The Standard (St. Catharines)

Who needs a clock at the end of a game? Not the CEBL

League of Honey Badgers, River Lions adopts ‘Elam Ending’ used in NBA all-star game, for final four minutes of play

- STEVE MILTON Steve Milton is a Hamilton-based sports columnist. Reach him via email: smilton@thespec.com

HAMILTON — Some of the most exciting basketball finishes, ever, are the ones nobody ever sees because they happen in your driveway, where the first team to 10 always wins.

The Canadian Elite Basketball League (CEBL) hopes to change the “nobody ever sees” part during its Summer Series, with all 26 games broadcast on the CBC’S over-the-air or streaming platforms.

The seven-team pro league’s compressed sophomore season, opening July 25 in St. Catharines, will feature the innovative “Elam Ending,” which eliminates the game clock late in the final four minutes of the match, replacing it with a “target” score.

First team to hit that bull’seye wins. Just like in your driveway.

“My initial reaction wasn’t positive,” new Hamilton Honey Badgers head coach Ryan Schmidt confesses. “But I did the research and now I’m pretty excited about it. I look at it as challengin­g me to grow as a coach.”

There are a lot of technical tweaks, but the concept is essentiall­y this: At the first stoppage of play within the final four minutes of the last quarter, nine points are added to the total of the team that’s ahead at the moment. Whichever team is first to reach that new total is the winner.

So, if the Badgers are up 10092 on the reigning league champion Saskatchew­an Rattlers

when the first whistle is blown in the final four minutes or later, the new target score for both teams becomes 109. And the Badgers would need nine more points to win, the Rattlers 17 more.

The concept, invented by Ball State University professor Nick Elam, has been used for four seasons by winner-take-all The Basketball Tournament, currently being played in Columbus, Ohio. The NBA also used it for the entire final quarter of this year’s all-star game. The NBA is also rumoured to be considerin­g an Elam Ending for overtime games.

Elam himself formulated the nine-point margin and other details, working with CEBL vice-president Josh Knoester to adhere to rules specific to the final two minutes of FIBA, the sports internatio­nal overseer.

“I liked it from a marketing point of view,” says league CEO Mike Morreale, who investigat­ed the idea two years ago. “Not every coach and GM was excited by it, but they have all bought into it, and said this is a great teaching opportunit­y. Plus, there will always be a winning basket, so there will be a ‘hero’ created every game.”

In addition to the last-shot factor, the Elam Ending is engineered to speed up the stutterste­p pace of the final four minutes, which can often take 15 or more minutes of real time to complete.

“Actually, the first six minutes of the fourth quarter may be just as important as, or more than, the Elam,” Schmidt told The Hamilton Spectator. “You want to build up a bigger lead, or soften the blow a bit if you’re behind, cut a 10-point lead down to three or four. But what you normally teach for the final minutes is out the window because the clock goes off.
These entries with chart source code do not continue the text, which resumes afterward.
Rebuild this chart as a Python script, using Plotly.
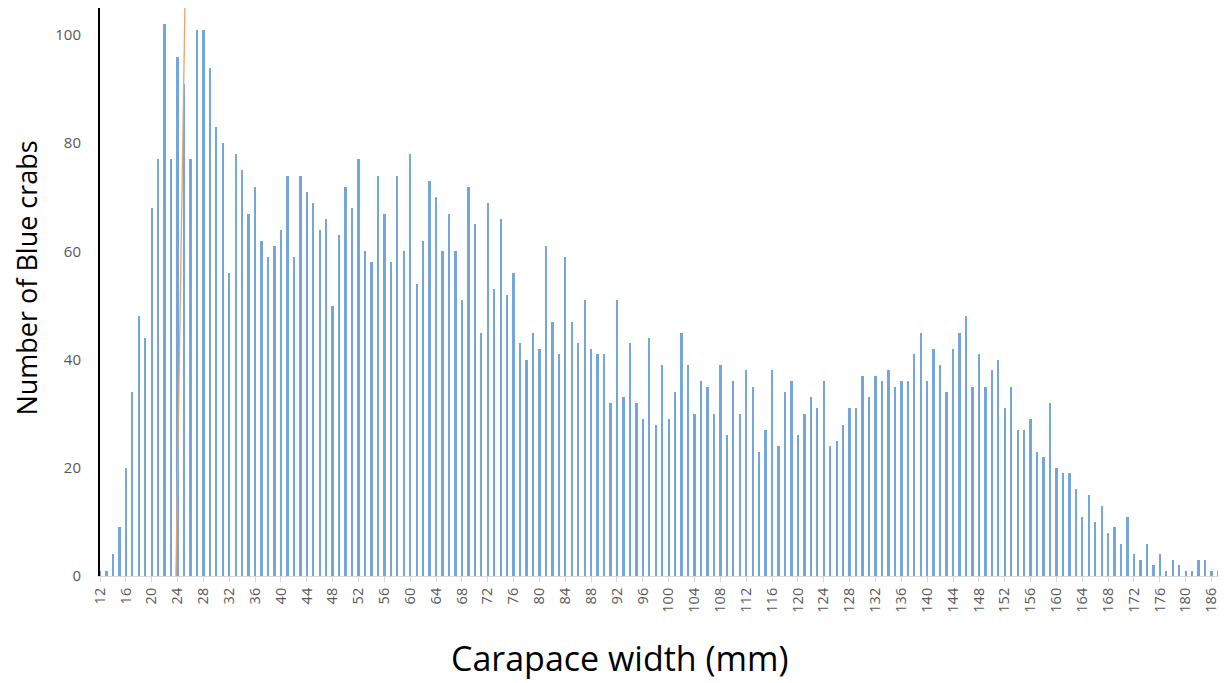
import plotly.graph_objects as go

# Carapace width classes (mm) shown on the category axis
widths = list(range(12, 181)) + [181, 182, 184, 186, 187]

# Number of blue crabs per width class
counts = [
    1, 1, 4, 9, 20, 34, 48, 44, 68, 77,          # 12-21
    102, 77, 96, 91, 77, 101, 101, 94, 83, 80,   # 22-31
    56, 78, 75, 67, 72, 62, 59, 61, 64, 74,      # 32-41
    59, 74, 71, 69, 64, 66, 50, 63, 72, 68,      # 42-51
    77, 60, 58, 74, 67, 58, 74, 60, 78, 54,      # 52-61
    62, 73, 70, 60, 67, 60, 51, 72, 65, 45,      # 62-71
    69, 53, 66, 52, 56, 43, 40, 45, 42, 61,      # 72-81
    47, 41, 59, 47, 43, 51, 42, 41, 41, 32,      # 82-91
    51, 33, 43, 32, 29, 44, 28, 39, 29, 34,      # 92-101
    45, 39, 30, 36, 35, 30, 39, 26, 36, 30,      # 102-111
    38, 35, 23, 27, 38, 24, 34, 36, 26, 30,      # 112-121
    33, 31, 36, 24, 25, 28, 31, 31, 37, 33,      # 122-131
    37, 36, 38, 35, 36, 36, 41, 45, 36, 42,      # 132-141
    39, 34, 42, 45, 48, 35, 41, 35, 38, 40,      # 142-151
    31, 35, 27, 27, 29, 23, 22, 32, 20, 19,      # 152-161
    19, 16, 11, 15, 10, 13, 8, 9, 6, 11,         # 162-171
    4, 3, 6, 2, 4, 1, 3, 2, 1,                   # 172-180
    1, 3, 3, 1, 1,                               # 181, 182, 184, 186, 187
]

x_cats = [str(w) for w in widths]
tick_labels = x_cats[::4]

y_ticks = [0, 20, 40, 60, 80, 100]

# Reference line (hand-drawn, slightly slanted) in mm: bottom, top
ref_line_mm = (23.75, 25.15)
ref_line_top_value = 106


def cat_pos(mm):
    base = widths.index(int(mm))
    return base + (mm - int(mm))


fig = go.Figure()
fig.add_trace(go.Bar(
    x=x_cats,
    y=counts,
    width=0.36,
    marker=dict(color="#75A6DB", line=dict(width=0)),
    showlegend=False,
))

fig.add_shape(
    type="line",
    xref="x", yref="y",
    x0=cat_pos(ref_line_mm[0]), y0=0,
    x1=cat_pos(ref_line_mm[1]), y1=ref_line_top_value,
    line=dict(color="#E9A26A", width=1.3),
    layer="above",
)

fig.update_layout(
    width=1223, height=675,
    margin=dict(l=92, r=13, t=0, b=107),
    paper_bgcolor="white",
    plot_bgcolor="white",
    font=dict(family="Open Sans, Liberation Sans, sans-serif", color="#595959"),
    bargap=0,
    annotations=[
        dict(text="Carapace width (mm)", xref="paper", yref="paper",
             x=0.465, y=-0.1444, xanchor="center", yanchor="middle",
             showarrow=False, borderpad=0,
             font=dict(size=34, color="#000000")),
        dict(text="Number of Blue crabs", xref="paper", yref="paper",
             x=-0.0655, y=0.525, xanchor="center", yanchor="middle",
             textangle=-90, showarrow=False, borderpad=0,
             font=dict(size=27, color="#000000")),
    ],
)

fig.update_xaxes(
    type="category",
    categoryorder="array",
    categoryarray=x_cats,
    range=[0, len(x_cats) - 1],
    tickmode="array",
    tickvals=tick_labels,
    ticktext=tick_labels,
    tickangle=-90,
    tickfont=dict(size=14.5, color="#595959"),
    ticks="outside",
    ticklen=5,
    tickcolor="#D9D9D9",
    showline=True,
    linecolor="#D9D9D9",
    linewidth=1,
    showgrid=False,
    zeroline=False,
)

fig.update_yaxes(
    range=[0, 105],
    tickmode="array",
    tickvals=y_ticks,
    ticktext=[str(v) for v in y_ticks],
    tickfont=dict(size=15, color="#595959"),
    ticks="",
    ticklabelstandoff=14,
    showline=True,
    linecolor="#000000",
    linewidth=2,
    showgrid=False,
    zeroline=False,
)

fig.write_html("out.html")
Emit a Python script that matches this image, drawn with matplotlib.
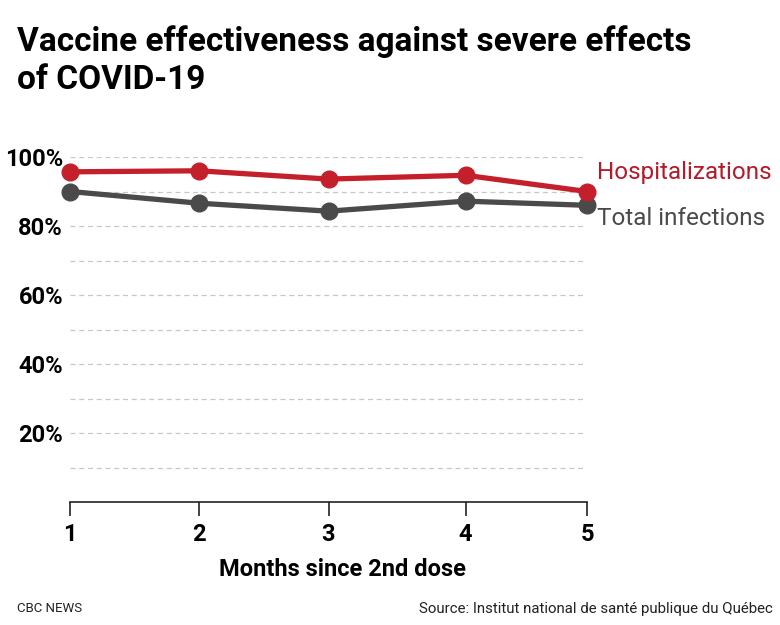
import matplotlib.pyplot as plt

# Data
months = ['1', '2', '3', '4', '5']
month_pos = [1, 2, 3, 4.06, 5]      # the 4th month sits slightly right in the original
hospitalizations = [95.7, 96.0, 93.6, 94.7, 90.0]
total_infections = [90.0, 86.6, 84.3, 87.2, 86.0]
y_ticks = [20, 40, 60, 80, 100]
y_grid = [10, 20, 30, 40, 50, 60, 70, 80, 90, 100]

red = '#c4202b'
gray = '#4a4a4a'

plt.rcParams['font.family'] = ['Roboto', 'DejaVu Sans']

fig = plt.figure(figsize=(7.8, 6.25), dpi=100)
ax = fig.add_axes([70 / 780, 1 - 502 / 625, (587 - 70) / 780, (502 - 157) / 625])

# dashed gridlines every 10%
for g in y_grid:
    ax.axhline(g, color='#c8c8c8', lw=0.9, ls=(0, (4, 3)), zorder=1)

ax.plot(month_pos, total_infections, color=gray, lw=3.8, marker='o', ms=12,
        clip_on=False, zorder=3)
ax.plot(month_pos, hospitalizations, color=red, lw=3.8, marker='o', ms=12,
        clip_on=False, zorder=4)

ax.set_xlim(1, 5)
ax.set_ylim(0, 100)
ax.set_xticks(month_pos)
ax.set_xticklabels(months)
ax.set_yticks(y_ticks)
ax.set_yticklabels([f'{v}%' for v in y_ticks])
for s in ['left', 'right', 'top']:
    ax.spines[s].set_visible(False)
ax.spines['bottom'].set_color('#222222')
ax.spines['bottom'].set_linewidth(1.2)
ax.tick_params(axis='x', length=10, width=1.2, color='#222222', pad=5,
               labelsize=17)
ax.tick_params(axis='y', length=0, pad=5, labelsize=17)
for lbl in ax.get_xticklabels() + ax.get_yticklabels():
    lbl.set_fontweight('bold')

# series labels on the right
ax.text(5.08, hospitalizations[-1] + 5.6, 'Hospitalizations', color='#b31b2b',
        fontsize=17.5, va='center', ha='left', clip_on=False)
ax.text(5.08, total_infections[-1] - 3.7, 'Total infections', color=gray,
        fontsize=17.5, va='center', ha='left', clip_on=False)

fig.text(342 / 780, 1 - 570 / 625, 'Months since 2nd dose', ha='center',
         va='center', fontsize=17, fontweight='bold')

fig.text(17 / 780, 1 - 42 / 625, 'Vaccine effectiveness against severe effects',
         fontsize=24, fontweight='bold', va='center', ha='left')
fig.text(17 / 780, 1 - 80 / 625, 'of COVID-19',
         fontsize=24, fontweight='bold', va='center', ha='left')

fig.text(17 / 780, 1 - 609 / 625, 'CBC NEWS', fontsize=9.5, va='center',
         ha='left', color='#222222')
fig.text(773 / 780, 1 - 609 / 625, 'Source: Institut national de santé publique du Québec',
         fontsize=10.8, va='center', ha='right', color='#222222')

fig.savefig('out.png', dpi=100, facecolor='white')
“And you start exploring what kind of lineups are going to be better, and what defensive approach you should use.”

The Honey Badgers play the Niagara River Lions on July 25 at 1:30 p.m., in the front end of an opening-day doublehead­er on CBC national TV.

Training camps open next Friday within a medically supervised hub bubble concept, with players reporting for COVID-19 tests four days earlier. American players are in the midst of their 14-day quarantine.

“With everything not normal at all this year,” Morreale said of the Elam Ending, “this was the perfect time to try it.”